I front-paged Rick Moran's last post not because I agreed with it entirely, but because he raises a very important point about the two-edged sword that is populism. Yes, virtually every successful political movement has used it to turn itself around and reclaim power. But it alone was not enough to get it to the mountaintop. The Rick Santelli rant is a necessary and vital part of what the GOP needs to stand for in the coming months -- giving voice to honest, middle class Americans who, in Bill Clinton's parlance, "worked hard and played by the rules" only to get saddled with the bill for those who didn't. But there's a downside if this card gets overplayed, Rick argues:
Tapping in to the rage of taxpayers by exploiting their fears then, would almost certainly result in unanticipated problems for the GOP. But beyond that, is this the way the Republicans wish to return to power? The Rovian strategy of using wedge issues to cleave the electorate over gay marriage, abortion, and other social issues got Republicans elected but also sowed the seeds of their own destruction. By the time 2008 rolled around, those wedge issues had lost their potency and there was ample evidence of a backlash by center-right and center-left moderates against the GOP and their perceived intolerance. It was Obama who exploited this backlash by promising to govern based on not what divides us but by what unites us. His “post partisan” message – a campaign gimmick we know now – resonated powerfully with the center who had tired of the back biting and poisonous partisan atmosphere in Washington and longed for “change.”
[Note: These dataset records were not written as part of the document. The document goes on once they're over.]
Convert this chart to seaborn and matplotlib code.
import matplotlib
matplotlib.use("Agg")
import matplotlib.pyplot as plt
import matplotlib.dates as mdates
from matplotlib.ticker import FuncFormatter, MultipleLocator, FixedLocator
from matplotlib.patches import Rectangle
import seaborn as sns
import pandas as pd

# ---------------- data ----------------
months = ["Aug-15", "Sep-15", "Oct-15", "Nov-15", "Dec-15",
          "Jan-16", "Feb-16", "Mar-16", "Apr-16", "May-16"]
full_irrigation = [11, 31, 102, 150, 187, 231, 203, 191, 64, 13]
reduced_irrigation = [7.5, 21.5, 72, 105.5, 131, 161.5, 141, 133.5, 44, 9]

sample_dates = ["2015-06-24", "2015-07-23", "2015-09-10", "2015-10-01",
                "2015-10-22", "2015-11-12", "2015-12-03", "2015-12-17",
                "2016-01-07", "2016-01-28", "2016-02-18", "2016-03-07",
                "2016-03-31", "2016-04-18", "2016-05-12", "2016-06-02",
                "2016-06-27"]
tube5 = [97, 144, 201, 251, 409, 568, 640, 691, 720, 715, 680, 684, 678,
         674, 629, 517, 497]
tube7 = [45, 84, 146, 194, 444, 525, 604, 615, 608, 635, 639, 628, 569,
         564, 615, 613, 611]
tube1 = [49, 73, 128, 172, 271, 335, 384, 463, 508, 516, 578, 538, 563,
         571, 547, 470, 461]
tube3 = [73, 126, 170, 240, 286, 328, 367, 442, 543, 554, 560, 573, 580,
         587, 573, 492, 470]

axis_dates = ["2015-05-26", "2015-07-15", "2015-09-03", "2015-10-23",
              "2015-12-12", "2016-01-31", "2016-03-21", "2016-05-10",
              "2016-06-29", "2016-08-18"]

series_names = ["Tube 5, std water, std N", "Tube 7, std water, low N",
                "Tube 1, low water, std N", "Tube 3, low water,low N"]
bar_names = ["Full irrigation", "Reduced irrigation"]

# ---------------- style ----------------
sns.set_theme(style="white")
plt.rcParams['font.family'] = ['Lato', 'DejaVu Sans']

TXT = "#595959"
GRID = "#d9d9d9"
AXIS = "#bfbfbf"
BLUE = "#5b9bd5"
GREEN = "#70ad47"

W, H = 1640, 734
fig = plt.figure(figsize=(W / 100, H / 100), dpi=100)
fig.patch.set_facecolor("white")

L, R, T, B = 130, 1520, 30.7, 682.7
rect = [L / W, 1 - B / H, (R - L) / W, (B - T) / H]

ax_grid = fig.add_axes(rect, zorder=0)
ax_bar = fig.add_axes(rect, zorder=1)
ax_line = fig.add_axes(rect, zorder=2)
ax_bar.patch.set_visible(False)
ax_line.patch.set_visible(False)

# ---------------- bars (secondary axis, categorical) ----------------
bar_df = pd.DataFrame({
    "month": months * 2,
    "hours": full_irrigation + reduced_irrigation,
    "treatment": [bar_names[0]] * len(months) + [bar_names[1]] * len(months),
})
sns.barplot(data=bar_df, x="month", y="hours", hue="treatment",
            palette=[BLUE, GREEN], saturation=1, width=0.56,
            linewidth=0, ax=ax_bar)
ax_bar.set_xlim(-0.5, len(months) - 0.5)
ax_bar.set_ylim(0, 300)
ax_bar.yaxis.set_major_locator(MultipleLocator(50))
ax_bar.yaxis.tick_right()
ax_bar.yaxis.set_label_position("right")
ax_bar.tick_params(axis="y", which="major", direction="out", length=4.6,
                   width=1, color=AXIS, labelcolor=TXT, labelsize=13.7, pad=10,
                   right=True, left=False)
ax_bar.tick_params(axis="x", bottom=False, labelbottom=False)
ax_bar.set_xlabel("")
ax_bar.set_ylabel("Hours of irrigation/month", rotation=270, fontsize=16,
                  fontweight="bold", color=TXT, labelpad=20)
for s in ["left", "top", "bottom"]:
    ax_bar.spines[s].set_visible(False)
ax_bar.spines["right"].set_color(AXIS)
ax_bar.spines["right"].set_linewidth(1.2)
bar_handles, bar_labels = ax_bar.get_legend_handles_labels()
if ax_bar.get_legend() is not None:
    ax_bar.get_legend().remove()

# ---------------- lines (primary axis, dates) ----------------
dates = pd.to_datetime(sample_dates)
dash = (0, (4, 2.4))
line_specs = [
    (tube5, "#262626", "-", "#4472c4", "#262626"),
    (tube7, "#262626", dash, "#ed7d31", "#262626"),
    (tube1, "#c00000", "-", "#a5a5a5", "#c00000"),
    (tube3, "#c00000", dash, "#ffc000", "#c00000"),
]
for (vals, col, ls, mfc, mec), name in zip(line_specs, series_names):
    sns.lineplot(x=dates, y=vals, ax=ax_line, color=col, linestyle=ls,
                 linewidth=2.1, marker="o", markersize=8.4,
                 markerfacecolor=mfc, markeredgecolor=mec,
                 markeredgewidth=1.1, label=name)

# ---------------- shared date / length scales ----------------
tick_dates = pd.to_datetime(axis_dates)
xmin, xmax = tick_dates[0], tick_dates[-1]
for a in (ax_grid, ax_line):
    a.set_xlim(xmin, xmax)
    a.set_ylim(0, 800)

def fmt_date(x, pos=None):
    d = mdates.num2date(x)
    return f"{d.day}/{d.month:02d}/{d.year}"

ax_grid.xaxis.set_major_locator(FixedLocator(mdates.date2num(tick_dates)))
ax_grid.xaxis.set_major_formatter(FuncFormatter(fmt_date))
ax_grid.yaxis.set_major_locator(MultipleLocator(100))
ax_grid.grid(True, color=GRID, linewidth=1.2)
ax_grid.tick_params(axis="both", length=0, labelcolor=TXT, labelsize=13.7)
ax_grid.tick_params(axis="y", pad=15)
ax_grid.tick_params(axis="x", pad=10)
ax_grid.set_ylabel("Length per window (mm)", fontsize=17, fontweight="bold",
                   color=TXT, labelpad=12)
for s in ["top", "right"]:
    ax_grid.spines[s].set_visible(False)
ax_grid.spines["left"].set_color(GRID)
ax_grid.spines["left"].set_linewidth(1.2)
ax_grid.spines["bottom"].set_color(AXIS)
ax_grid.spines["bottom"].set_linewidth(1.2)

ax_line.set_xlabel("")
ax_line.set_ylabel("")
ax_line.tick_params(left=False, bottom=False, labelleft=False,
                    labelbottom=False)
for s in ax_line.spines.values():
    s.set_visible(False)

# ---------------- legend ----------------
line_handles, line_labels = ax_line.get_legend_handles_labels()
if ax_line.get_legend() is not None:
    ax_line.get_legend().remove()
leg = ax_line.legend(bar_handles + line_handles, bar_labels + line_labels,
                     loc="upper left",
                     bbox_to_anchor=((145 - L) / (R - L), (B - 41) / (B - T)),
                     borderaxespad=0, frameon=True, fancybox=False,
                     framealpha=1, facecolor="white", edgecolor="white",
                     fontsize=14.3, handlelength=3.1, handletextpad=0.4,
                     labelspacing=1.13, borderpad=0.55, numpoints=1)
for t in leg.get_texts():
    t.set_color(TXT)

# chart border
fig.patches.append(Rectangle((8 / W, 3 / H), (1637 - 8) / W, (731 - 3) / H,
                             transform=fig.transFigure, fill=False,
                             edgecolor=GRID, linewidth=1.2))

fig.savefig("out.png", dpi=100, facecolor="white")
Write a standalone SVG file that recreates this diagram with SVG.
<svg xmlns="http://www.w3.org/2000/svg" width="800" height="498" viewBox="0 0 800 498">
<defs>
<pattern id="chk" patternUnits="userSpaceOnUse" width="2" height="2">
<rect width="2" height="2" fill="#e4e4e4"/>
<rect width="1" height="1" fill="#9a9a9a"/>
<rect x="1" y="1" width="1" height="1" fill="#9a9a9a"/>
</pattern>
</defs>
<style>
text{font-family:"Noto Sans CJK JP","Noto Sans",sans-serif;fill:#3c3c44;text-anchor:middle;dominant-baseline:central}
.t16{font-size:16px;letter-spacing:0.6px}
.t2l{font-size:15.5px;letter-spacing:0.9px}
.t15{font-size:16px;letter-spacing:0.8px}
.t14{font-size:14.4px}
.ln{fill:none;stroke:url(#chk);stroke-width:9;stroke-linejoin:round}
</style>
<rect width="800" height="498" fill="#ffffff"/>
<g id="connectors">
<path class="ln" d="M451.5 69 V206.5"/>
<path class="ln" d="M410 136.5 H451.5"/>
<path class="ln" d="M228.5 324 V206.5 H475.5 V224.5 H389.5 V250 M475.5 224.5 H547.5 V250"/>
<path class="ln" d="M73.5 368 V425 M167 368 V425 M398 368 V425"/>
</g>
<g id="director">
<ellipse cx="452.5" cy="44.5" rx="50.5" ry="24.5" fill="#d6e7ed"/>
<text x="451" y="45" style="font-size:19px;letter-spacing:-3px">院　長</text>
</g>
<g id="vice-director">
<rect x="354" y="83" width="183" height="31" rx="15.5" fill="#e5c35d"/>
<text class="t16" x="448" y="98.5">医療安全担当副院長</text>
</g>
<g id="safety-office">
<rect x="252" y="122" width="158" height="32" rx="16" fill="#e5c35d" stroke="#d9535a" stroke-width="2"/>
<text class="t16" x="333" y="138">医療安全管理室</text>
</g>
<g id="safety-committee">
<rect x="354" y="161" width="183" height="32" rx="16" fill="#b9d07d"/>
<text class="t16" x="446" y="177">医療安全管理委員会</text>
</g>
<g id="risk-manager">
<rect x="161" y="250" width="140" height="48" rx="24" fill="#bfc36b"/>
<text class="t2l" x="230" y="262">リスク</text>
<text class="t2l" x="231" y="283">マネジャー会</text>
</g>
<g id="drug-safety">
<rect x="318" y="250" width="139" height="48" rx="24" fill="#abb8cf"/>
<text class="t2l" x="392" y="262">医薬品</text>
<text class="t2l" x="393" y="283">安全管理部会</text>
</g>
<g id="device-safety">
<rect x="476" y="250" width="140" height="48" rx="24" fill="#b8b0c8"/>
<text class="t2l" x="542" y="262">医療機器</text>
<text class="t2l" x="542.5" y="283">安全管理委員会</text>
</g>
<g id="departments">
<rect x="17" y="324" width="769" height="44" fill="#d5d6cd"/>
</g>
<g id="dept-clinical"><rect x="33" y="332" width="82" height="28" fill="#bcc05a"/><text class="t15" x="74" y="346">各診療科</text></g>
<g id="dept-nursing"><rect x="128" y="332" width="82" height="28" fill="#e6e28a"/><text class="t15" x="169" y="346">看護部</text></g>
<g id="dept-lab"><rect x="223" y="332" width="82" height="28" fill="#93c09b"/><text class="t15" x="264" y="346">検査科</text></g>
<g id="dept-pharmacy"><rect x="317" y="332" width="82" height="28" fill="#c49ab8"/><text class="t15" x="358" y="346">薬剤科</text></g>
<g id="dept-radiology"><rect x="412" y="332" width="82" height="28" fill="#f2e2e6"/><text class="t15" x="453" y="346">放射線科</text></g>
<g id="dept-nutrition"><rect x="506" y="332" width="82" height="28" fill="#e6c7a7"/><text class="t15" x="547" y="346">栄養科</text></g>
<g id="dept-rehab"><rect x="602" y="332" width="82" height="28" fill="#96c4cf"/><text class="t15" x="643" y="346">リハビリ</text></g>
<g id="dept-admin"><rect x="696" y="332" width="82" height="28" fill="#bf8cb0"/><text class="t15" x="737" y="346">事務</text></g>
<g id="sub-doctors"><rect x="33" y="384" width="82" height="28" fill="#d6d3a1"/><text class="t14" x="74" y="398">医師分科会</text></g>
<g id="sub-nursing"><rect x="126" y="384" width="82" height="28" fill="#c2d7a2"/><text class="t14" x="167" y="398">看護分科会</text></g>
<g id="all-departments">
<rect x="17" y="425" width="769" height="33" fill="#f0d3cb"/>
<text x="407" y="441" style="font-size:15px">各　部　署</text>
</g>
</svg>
Rick's prescription is as follows:
The Republicans can reclaim the “feel-good” mantle by appealing to one of America’s greatest strengths; the ability of our citizens to look to the future with hope. Obama played to that strength during the campaign and is now abandoning it in favor of fear mongering. It’s s delicious political opening that the GOP ignores to its detriment.
I am very sympathetic to this, but we need to remember that political recoveries happen in stages. Barack Obama could not articulate a message of change and hope without the electorate first buying into the notion that Bush had failed. Before 2008 there was 2006, when we lost Congress? Can anyone remember the positive Democratic message in that campaign? There wasn't any. It was pure BDS. Thus, Obama could afford to run on a hopeful message because the Democrats' negative message message was already ingrained in the mind of the American electorate.
This was the way back for Reagan. By 1980 Americans were fed up with Carter and clientilistic liberalism. And though Reagan had some great oppositionist lines ("Are you better off than you were four years ago?") the fundamental takeaway from his 1980 campaign was one of optimism and restoring America to greatness.
Every significant party changing Presidential election in the last generation has featured an eventual winner who was less negative than he could have been -- precisely because the negative message had so permeated the electorate that they could afford to be.